Set problem: In the material below, find each line holding the string "chart" and copy it.

Information provided:
○ ○ ○ ○ ○

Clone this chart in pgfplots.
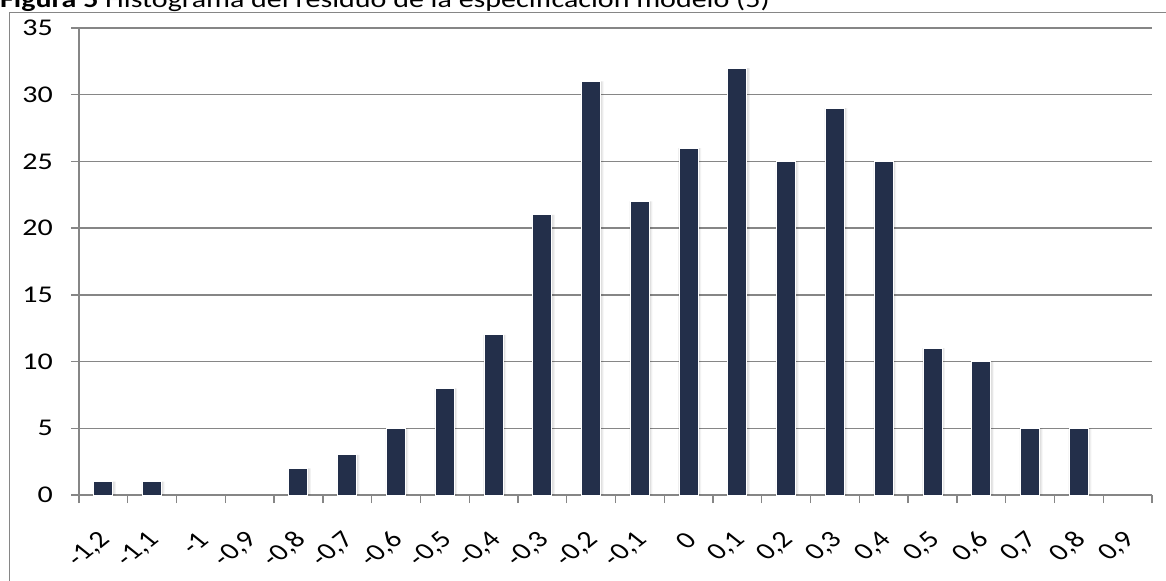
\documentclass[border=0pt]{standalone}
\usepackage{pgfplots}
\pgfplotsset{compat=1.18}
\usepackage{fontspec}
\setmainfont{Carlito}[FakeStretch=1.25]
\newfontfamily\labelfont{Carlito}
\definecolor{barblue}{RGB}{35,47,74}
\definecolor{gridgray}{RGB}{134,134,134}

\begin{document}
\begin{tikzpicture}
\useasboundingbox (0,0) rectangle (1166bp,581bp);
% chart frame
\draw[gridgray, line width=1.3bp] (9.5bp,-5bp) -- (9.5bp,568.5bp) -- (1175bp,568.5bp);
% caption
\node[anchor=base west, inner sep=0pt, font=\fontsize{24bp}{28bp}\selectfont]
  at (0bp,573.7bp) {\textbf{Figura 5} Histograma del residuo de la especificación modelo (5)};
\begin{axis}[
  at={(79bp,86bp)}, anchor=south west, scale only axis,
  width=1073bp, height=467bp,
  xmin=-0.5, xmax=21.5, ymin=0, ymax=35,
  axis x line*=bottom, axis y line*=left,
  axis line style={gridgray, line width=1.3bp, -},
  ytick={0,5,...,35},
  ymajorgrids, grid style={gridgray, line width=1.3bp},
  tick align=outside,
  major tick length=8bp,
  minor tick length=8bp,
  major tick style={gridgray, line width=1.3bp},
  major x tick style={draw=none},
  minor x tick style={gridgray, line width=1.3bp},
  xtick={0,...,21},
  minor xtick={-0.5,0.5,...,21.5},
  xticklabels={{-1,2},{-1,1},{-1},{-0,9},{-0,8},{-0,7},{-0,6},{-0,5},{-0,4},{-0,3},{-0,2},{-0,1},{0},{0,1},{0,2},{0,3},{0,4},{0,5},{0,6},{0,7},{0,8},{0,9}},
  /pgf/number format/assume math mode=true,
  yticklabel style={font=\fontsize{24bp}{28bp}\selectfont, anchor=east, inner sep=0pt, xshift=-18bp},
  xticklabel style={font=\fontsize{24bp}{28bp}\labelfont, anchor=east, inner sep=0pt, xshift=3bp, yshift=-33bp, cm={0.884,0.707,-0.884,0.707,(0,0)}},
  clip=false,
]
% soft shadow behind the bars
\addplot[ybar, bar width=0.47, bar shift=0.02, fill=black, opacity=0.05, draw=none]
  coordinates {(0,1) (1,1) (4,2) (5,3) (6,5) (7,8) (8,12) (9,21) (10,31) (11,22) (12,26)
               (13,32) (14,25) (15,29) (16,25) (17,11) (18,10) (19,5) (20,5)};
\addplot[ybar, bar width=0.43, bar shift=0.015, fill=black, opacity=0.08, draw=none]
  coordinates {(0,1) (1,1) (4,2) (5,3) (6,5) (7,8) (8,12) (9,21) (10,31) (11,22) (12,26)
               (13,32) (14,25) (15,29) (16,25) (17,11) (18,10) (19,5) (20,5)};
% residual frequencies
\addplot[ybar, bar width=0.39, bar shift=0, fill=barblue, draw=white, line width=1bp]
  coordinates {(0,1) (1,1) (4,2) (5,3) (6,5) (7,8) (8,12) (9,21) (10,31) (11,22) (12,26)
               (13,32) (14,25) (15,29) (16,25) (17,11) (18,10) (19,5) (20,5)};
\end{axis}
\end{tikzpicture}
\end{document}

○ ○ ○ ○ ○

Output for this task:
Clone this chart in pgfplots.
% chart frame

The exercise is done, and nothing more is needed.